Why Moving Feels Layered

Moving isn’t just about boxes and addresses. It’s layered — with memories, routines, hopes and the quiet disorientation of starting over.

Moving is more than just logistical. It’s disorienting because it’s layered.

Logistics are difficult enough to handle during a move. Since moving yesterday, I suspect I’ll be looking for my nasal spray, extra charging cords and socks all weekend. Not to mention my work files, bills and various handouts I brought home from a writers’ conference a couple of weeks ago.

That’s the obvious part of moving – the practical work. Packing boxes. Changing addresses. Contacting utility companies. Finding your underwear.

But under the practical layer are the relational, memory, identity and emotional ones. You carry your history, memories, expectations, hopes and unfinished stories into a new setting – all at the same time.
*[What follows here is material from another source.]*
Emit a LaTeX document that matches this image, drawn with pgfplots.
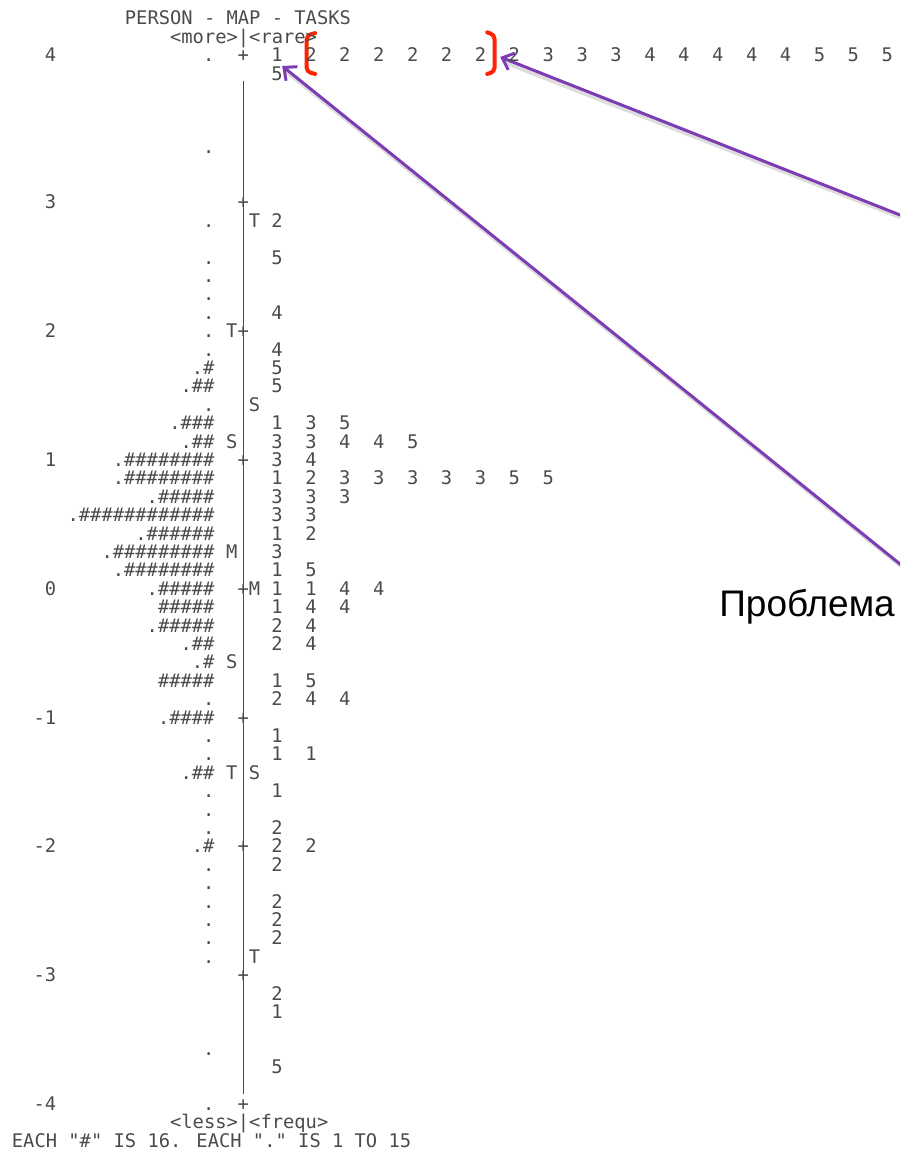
\documentclass[border=0pt]{standalone}
\usepackage{fontspec}
\usepackage{pgfplots}
\pgfplotsset{compat=1.18}
\usepackage{pgfplotstable}
\usetikzlibrary{arrows.meta}
\setmainfont{Liberation Sans}
\newfontfamily\monofam{DejaVu Sans Mono}
\newfontfamily\arialfam{Liberation Sans}
\newcommand\monotext{\monofam\fontsize{9.385}{11}\selectfont}
% code = 100*(leading dot) + (number of #)
\ExplSyntaxOn
\cs_new:Npn \persons #1
  {
    \int_compare:nNnT {#1} > {99} {.}
    \prg_replicate:nn { \int_mod:nn {#1} {100} } {\#}
  }
\ExplSyntaxOff
\definecolor{tg}{RGB}{75,75,75}
\definecolor{apurple}{RGB}{125,60,180}
\definecolor{bred}{RGB}{255,35,0}

% persons: row, code (100 = leading dot, plus number of #)
\pgfplotstableread{
r p
-8 100
-3 100
1 100
3 100
4 100
5 100
6 100
7 100
8 100
9 101
10 102
11 100
12 103
13 102
14 108
15 108
16 105
17 112
18 106
19 109
20 108
21 105
22 5
23 105
24 102
25 101
26 5
27 100
28 104
29 100
30 100
31 102
32 100
33 100
34 100
35 101
36 100
37 100
38 100
39 100
40 100
41 100
46 100
49 100
}\persontab

% items: row, slot, task label
\pgfplotstableread{
r j v
-8 0 1
-8 1 2
-8 2 2
-8 3 2
-8 4 2
-8 5 2
-8 6 2
-8 7 2
-8 8 3
-8 9 3
-8 10 3
-8 11 4
-8 12 4
-8 13 4
-8 14 4
-8 15 4
-8 16 5
-8 17 5
-8 18 5
-7 0 5
1 0 2
3 0 5
6 0 4
8 0 4
9 0 5
10 0 5
12 0 1
12 1 3
12 2 5
13 0 3
13 1 3
13 2 4
13 3 4
13 4 5
14 0 3
14 1 4
15 0 1
15 1 2
15 2 3
15 3 3
15 4 3
15 5 3
15 6 3
15 7 5
15 8 5
16 0 3
16 1 3
16 2 3
17 0 3
17 1 3
18 0 1
18 1 2
19 0 3
20 0 1
20 1 5
21 0 1
21 1 1
21 2 4
21 3 4
22 0 1
22 1 4
22 2 4
23 0 2
23 1 4
24 0 2
24 1 4
26 0 1
26 1 5
27 0 2
27 1 4
27 2 4
29 0 1
30 0 1
30 1 1
32 0 1
34 0 2
35 0 2
35 1 2
36 0 2
38 0 2
39 0 2
40 0 2
43 0 2
44 0 1
47 0 5
}\itemtab

% markers: column, row, symbol
\pgfplotstableread{
c r m
-1 7 T
-1 13 S
-1 19 M
-1 25 S
-1 31 T
1 1 T
1 11 S
1 21 M
1 31 S
1 41 T
0 -8 +
0 0 +
0 7 +
0 14 +
0 21 +
0 28 +
0 35 +
0 42 +
0 49 +
}\marktab

\pgfplotsset{
  txt/.style={only marks, mark=none, nodes near coords,
    every node near coord/.append style={font=\monotext, text=tg, inner sep=0pt,
      text height=6.84pt, text depth=0pt, anchor=#1}},
  txt/.default=center,
}

\begin{document}
\begin{tikzpicture}
\begin{axis}[
  scale only axis, width=450pt, height=574.5pt,
  xmin=-21.504, xmax=58.142, ymin=-10.978, ymax=51.467, y dir=reverse,
  axis line style={draw=none}, xtick=\empty,
  ytick={-8,0,7,14,21,28,35,42,49},
  yticklabels={4,3,2,1,0,-1,-2,-3,-4},
  ytick pos=left, major tick length=0pt,
  yticklabel style={font=\monotext, text=tg, inner sep=0pt, anchor=east,
    xshift=28.25pt, text height=6.84pt, text depth=0pt},
]
% centre line
\addplot[tg, line width=0.6pt] coordinates {(0,-6.6) (0,48.5)};
% persons
\addplot[txt=east, point meta=explicit symbolic,
  nodes near coords={\persons{\pgfplotspointmeta}}]
  table[x expr=-2.5, y=r, meta=p] {\persontab};
% tasks
\addplot[txt, point meta=explicit symbolic]
  table[x expr=3+3*\thisrow{j}, y=r, meta=v] {\itemtab};
% markers
\addplot[txt, point meta=explicit symbolic]
  table[x=c, y=r, meta=m] {\marktab};
% header and footer text
\addplot[txt=west, nodes near coords={PERSON - MAP - TASKS}] coordinates {(-10.5,-10)};
\addplot[txt=west, nodes near coords={<more>|<rare>}] coordinates {(-6.5,-9)};
\addplot[txt=west, nodes near coords={<less>|<frequ>}] coordinates {(-6.5,50)};
\addplot[txt=west, nodes near coords={EACH "\#" IS 16. EACH "." IS 1 TO 15}] coordinates {(-20.5,51)};
% red brackets
\addplot[bred, line width=2pt, rounded corners=2pt, line cap=round] coordinates {(6.37,-9.18) (5.62,-9.05) (5.62,-7.08) (6.37,-6.96)};
\addplot[bred, line width=2pt, rounded corners=2pt, line cap=round] coordinates {(21.59,-9.22) (22.24,-9.08) (22.24,-7.08) (21.59,-6.96)};
% arrow shadows
\addplot[black!22, line width=2pt, opacity=0.6] coordinates {(58.78,0.98) (23.1,-7.6)};
\addplot[black!22, line width=2pt, opacity=0.6] coordinates {(58.78,20.07) (3.8,-7.1)};
% arrows
\addplot[apurple, line width=1.5pt, line cap=round, -{Straight Barb[length=5pt,width=9pt]}] coordinates {(58.58,0.815) (22.74,-7.88)};
\addplot[apurple, line width=1.5pt, line cap=round, -{Straight Barb[length=5pt,width=9pt]}] coordinates {(58.58,19.9) (3.45,-7.39)};
% annotation text
\addplot[only marks, mark=none, nodes near coords={Проблема},
  every node near coord/.append style={font=\arialfam\fontsize{18.5}{21}\selectfont, text=black, inner sep=0pt, anchor=base west}]
  coordinates {(42.1,22.5)};
\end{axis}
\end{tikzpicture}
\end{document}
That becomes obvious when you start packing.

You are forced to touch artifacts from different phases of your life – old journals, clothes and photos. A recent breakup journal might lie next to old concert tickets. Those bump up against photos of friends and loved ones who are no longer alive. A shirt from a season of life you barely remember. A note tucked inside a book. A receipt from a place that doesn’t even exist anymore.

Moving gathers all those scattered fragments and puts them in one room, or sometimes, even the same box.

The disorienting part isn’t just wondering where your socks ended up. It speaks to who you are in a new home.

When you live in a neighborhood for a while, the environment and neighbors become familiar. You know their routines, their vehicles and what to expect. You know what time the kids get home from school, when the parking lot at the apartment complex might fill up and which neighbor likes to chitchat.

Moving to a new neighborhood means giving all that up and leaning into discomfort. Who did we move next to? What noises will wake us up? What routines will become familiar?

As we visited the new house over the last few weeks, we noticed the neighbors across the street like to sit outside. And one of the residents in that home is an elderly woman. That gives me high hopes, given that Clarissa and I will still have both of our mothers with us at the new house.

My mom is 90 years old now, and she’s prone to disorientation due to change, but maybe … just maybe our two mothers and the woman across the street can become friendly. It would certainly be a bonus.

But that’s the thing about carrying hopes into a new place. You have no idea how things will turn out.

Maybe that’s why moving feels heavier than it should. You aren’t just carrying boxes into a new house. You’re carrying the life you’ve built and trusting it can bear fruit in a new place.